Published online by Cambridge University Press: 24 November 2009
Within a few months after al Qaeda's unlawful terroristic attacks inside the United States on September 11, 2001, the Bush administration embarked on a “dirty war” response to terrorism involving methods of detention, treatment, and interrogation that Vice President Cheney had generalized as responses on “the dark side.” The “dirty war” would involve at least cruel and inhumane treatment of captured human beings and the forced disappearance of various detained persons, despite the fact that cruel and inhumane treatment and forced disappearance are well-known examples of conduct that is absolutely proscribed under several treaties of the United States and customary international law. In fact, both forms of manifest illegality are among recognized peremptory prohibitions of the highest sort that apply in all contexts without exception.

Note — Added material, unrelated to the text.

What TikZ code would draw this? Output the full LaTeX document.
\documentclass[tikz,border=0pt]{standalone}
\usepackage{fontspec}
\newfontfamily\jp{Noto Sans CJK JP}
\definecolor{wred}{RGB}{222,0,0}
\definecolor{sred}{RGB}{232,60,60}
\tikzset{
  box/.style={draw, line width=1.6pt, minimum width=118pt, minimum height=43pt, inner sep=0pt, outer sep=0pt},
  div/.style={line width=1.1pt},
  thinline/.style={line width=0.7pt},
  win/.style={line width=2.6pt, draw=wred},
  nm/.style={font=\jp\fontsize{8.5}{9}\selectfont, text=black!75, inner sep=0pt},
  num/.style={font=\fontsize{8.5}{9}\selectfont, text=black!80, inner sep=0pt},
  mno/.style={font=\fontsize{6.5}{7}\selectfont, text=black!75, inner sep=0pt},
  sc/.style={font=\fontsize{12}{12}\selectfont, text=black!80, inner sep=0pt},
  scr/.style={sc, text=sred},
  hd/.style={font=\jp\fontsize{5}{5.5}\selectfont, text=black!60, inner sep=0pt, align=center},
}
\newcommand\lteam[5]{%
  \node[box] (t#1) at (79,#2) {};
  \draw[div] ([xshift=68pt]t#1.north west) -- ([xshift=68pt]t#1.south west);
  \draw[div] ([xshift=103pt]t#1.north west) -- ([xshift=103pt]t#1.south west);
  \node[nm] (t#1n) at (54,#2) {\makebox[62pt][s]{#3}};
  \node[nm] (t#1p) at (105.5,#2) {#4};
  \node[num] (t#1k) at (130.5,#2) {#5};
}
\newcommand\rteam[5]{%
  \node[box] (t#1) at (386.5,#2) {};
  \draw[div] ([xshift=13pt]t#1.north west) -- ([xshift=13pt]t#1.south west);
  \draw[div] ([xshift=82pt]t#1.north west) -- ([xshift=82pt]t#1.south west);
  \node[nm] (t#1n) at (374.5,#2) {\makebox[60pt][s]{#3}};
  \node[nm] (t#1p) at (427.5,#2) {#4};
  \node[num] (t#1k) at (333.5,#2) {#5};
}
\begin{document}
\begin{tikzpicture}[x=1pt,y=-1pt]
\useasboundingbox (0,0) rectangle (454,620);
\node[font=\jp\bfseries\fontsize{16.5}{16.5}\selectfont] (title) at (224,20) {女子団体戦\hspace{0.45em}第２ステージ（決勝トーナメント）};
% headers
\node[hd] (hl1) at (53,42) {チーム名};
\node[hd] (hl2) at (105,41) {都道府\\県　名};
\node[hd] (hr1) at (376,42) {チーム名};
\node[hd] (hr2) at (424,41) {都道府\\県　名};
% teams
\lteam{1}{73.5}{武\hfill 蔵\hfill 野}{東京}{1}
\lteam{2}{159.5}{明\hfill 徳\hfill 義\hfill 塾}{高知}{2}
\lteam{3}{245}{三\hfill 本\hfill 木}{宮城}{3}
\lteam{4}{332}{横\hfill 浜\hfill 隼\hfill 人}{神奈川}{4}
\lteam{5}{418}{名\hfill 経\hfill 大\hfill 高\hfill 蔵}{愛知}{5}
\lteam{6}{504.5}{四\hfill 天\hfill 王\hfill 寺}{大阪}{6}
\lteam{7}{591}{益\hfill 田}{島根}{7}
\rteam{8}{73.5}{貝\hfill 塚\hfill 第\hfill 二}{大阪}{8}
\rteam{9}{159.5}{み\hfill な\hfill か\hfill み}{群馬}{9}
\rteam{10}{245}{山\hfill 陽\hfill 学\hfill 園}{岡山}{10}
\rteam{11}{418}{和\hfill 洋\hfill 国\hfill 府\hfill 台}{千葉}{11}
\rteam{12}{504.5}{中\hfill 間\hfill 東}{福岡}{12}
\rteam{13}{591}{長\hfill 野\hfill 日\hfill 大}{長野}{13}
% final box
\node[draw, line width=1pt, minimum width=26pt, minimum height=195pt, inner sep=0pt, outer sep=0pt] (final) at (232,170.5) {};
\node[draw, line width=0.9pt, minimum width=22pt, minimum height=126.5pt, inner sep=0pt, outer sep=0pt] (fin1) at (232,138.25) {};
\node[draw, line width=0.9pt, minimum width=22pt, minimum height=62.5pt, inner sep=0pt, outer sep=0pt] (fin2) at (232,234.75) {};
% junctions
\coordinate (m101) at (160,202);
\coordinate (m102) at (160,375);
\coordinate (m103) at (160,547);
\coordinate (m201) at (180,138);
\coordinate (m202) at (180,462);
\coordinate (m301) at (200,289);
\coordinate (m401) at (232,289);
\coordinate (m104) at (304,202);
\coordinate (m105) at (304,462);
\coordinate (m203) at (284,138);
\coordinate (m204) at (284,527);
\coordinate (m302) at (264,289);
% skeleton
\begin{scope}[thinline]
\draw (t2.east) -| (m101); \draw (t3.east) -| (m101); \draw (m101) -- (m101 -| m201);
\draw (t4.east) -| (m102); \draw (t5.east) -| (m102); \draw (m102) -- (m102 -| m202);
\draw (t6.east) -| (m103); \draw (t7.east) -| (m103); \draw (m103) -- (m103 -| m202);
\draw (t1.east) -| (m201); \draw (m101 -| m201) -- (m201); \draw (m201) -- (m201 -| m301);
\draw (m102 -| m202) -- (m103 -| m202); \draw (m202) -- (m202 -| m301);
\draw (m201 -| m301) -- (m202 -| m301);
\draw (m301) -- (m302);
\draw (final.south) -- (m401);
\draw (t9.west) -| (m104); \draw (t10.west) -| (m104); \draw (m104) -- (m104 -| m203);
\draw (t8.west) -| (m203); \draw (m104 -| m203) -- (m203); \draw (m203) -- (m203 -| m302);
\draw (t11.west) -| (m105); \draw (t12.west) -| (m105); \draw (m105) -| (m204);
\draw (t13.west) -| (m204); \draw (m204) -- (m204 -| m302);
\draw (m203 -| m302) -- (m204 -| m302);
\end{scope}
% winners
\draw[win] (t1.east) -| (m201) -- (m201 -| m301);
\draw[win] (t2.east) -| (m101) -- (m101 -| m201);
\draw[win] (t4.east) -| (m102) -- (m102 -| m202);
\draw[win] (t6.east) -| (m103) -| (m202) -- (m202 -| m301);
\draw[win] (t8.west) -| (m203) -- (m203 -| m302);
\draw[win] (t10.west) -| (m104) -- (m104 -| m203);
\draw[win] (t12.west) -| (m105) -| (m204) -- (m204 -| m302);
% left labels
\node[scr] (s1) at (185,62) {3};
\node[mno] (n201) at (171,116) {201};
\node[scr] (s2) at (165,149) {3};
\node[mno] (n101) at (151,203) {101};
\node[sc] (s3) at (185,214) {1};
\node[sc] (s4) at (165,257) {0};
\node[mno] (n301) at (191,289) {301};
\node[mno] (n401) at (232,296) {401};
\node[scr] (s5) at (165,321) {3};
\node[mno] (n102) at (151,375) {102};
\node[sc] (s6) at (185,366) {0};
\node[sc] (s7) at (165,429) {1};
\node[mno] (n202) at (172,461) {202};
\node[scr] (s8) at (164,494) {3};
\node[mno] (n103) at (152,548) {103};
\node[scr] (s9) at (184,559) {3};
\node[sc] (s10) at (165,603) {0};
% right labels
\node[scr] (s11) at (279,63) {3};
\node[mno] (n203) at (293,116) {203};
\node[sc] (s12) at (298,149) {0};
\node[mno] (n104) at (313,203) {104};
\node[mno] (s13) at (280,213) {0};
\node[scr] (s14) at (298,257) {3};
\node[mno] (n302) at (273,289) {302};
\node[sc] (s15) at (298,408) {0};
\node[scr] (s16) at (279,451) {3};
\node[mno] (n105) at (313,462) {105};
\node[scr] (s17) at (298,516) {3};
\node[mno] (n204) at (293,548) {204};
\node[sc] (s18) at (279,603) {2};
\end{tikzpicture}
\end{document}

The “dark side” methods, Cheney had argued, should be “done quietly,” but they were used so widely and for so many years that complete secrecy was not possible. Opposition by various U.S. military, Federal Bureau of Investigation (FBI), and Central Intelligence Agency (CIA) personnel contributed to increased public exposure. When pictures of outrageous abuse of detainees at Abu Ghraib, Iraq, became widely publicized, the secrecy of Executive plans and authorizations, despite vigorous denial of their existence, began to unravel. Soon a series of classified memos and letters were leaked that demonstrated the role that several lawyers and others had played in attempts to deny international legal protections to al Qaeda and Taliban detainees, to reclassify their status, and to subject them to unlawful coercive interrogation tactics with alleged impunity.